Inhalt des Abschlussberichts
Seit dem Zwischenbericht sind bei den rechtlichen Rahmenbedingungen und Marktmechanismen in der Milchwirtschaft keine signifikanten Änderungen eingetreten. Der Abschlussbericht konzentriert sich - anders als der Zwischenbericht - auf die kartellrechtliche Einordnung der identifizierten Wettbewerbsprobleme sowie die Fallpraxis des Amtes. Das BKartA trifft insbesondere folgende Feststellungen:
- Die Beschränkungen des Wettbewerbs, insbesondere auf den regionalen Beschaffungsmärkten für Rohmilch, resultiert aus einer Kombination von hoher Markttransparenz über aktuelle betriebsbezogene Auszahlungspreise unmittelbar benachbarter Molkereien, beschränkten Möglichkeiten der Beendigung der Lieferbeziehung der Erzeuger und einer vollständigen Andienungspflicht für die Erzeuger.
- Einige praktizierte Marktinformationssysteme, wie Marktinformationssysteme, die aktuelle Milchgelddaten betriebsbezogen veröffentlichen, hätten wettbewerbswidrigen Auswirkungen und unterstützten marktstufenübergreifende Preiskartellierungen. Hier hat das BKartA bereits zwei Verfahren eingeleitet.
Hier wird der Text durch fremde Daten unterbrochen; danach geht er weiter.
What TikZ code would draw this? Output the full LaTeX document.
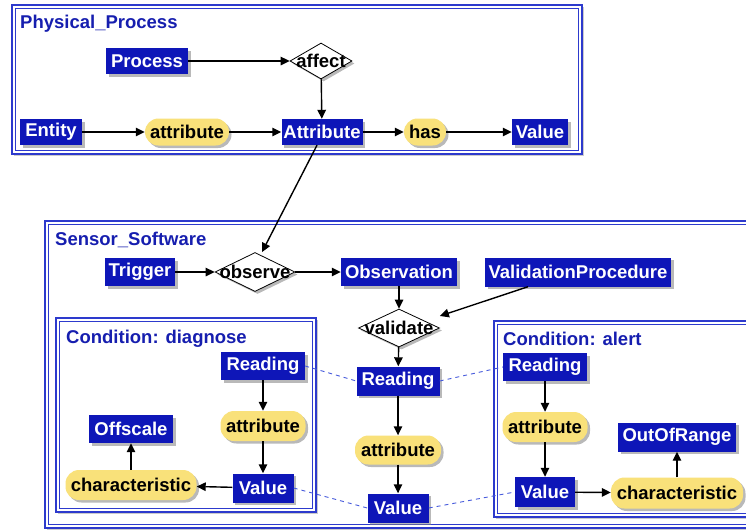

- Die Frage nach dem Machtgefälle zwischen Molkereien und Lebensmitteleinzelhandel müsse differenziert beantwortet werden müsse. Die Marktposition einer Molkerei werde entscheidend geprägt von der individuellen Höhe der Lieferanteile mit den Handelsunternehmen, von ihrem konkreten Produktportfolio und der Frage, ob und welche Vertriebsalternativen es gebe. In dem Zusammenhang beabsichtigt das BKartA, sich eingehender mit der Forderung von langen Zahlungszielen zu befassen, mit denen die betroffenen Molkereien den Handelsunternehmen im Ergebnis systematisch Lieferantenkredite verschaffen sollen.
- Die Bemühungen um die Stärkung der Stellung der Erzeuger dürfen im Ergebnis nicht zu einer umfassenden Kartellierung der Erzeugerstufe auf regionalen Märkten für die Rohmilcherfassung führen. Eine begrenzte Möglichkeit zur gemeinsamen Preisverhandlung der Erzeuger könne hingegen deren Wettbewerbsfähigkeit stärken. Das Marktstrukturgesetz biete den Erzeugern bereits jetzt die Möglichkeit, in größerem Ausmaß Angebotskartelle zu bilden.
- Hinweise auf Absprachen hinsichtlich der Ladenverkaufspreise für Molkereiprodukte hätten sich nicht erhärtet. In dem Segment herrscht eine hohe Preistransparenz, die ein koordiniertes Verhalten der Handelsunternehmen weitgehend überflüssig mache.